Fintech is fundamentally changing the way financial services are delivered and transactions are conducted. Today, individuals can transfer money, pay for purchases, borrow and invest – all of it without ever visiting any bank office or speaking with any financial professional. Less visibly, technology is also transforming the broader financial market dynamics. These macro-level changes may be grouped into five closely related but analytically distinct categories. 15

3.1  Scale and scope of the financial system

To begin with, new technology is making today's financial universe bigger, both as a structural matter and in terms of transactional volumes.
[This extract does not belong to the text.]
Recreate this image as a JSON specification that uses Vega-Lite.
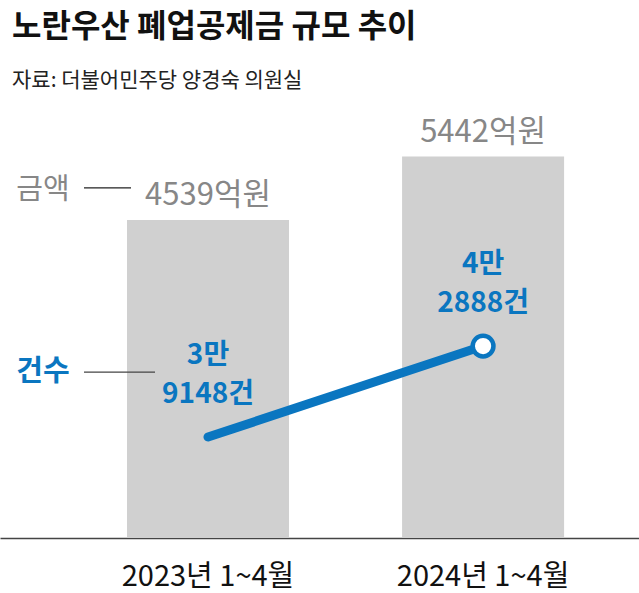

Increasingly, technology firms are able to offer various financial services, including payments, credit extension, investment advice and unified account management. 16 Smaller fintech firms typically enter particular markets for financial services as a way to commercialise specific technological tools they had developed or adapted to meet perceived customer demand. Big Tech companies, on the other hand, expand into financial services as a way of capitalising on the network effects generated by their non-financial business operations: e-commerce platforms, messaging applications, search engines and so forth. 17

Fintech innovations are also broadening the menu of financial services and products. As new entrants in a well-established market, fintech companies rely primarily on their ability to keep developing new financial products for customers seeking greater convenience and speed of transacting. This, in turn, prompts incumbent financial institutions either to roll out competing products or to form partnerships with fintech firms and channel new tech-enabled services to their existing customer base.

By creating new, more easily accessible and affordable financial products and services, fintech firms are potentially able to reach out to large swaths of previously under-served population. In fact, financial inclusion is often touted as one of the principal public goods associated with the growth of the fintech sector. 18 Even the traditionally well-served customers are likely to channel more of their money into various new asset classes and tech-enabled trading strategies. In short, fintech innovations operate as a powerful tool of scaling up the financial system by bringing more people – and, more importantly, more money – into the ever-growing universe of transactional finance.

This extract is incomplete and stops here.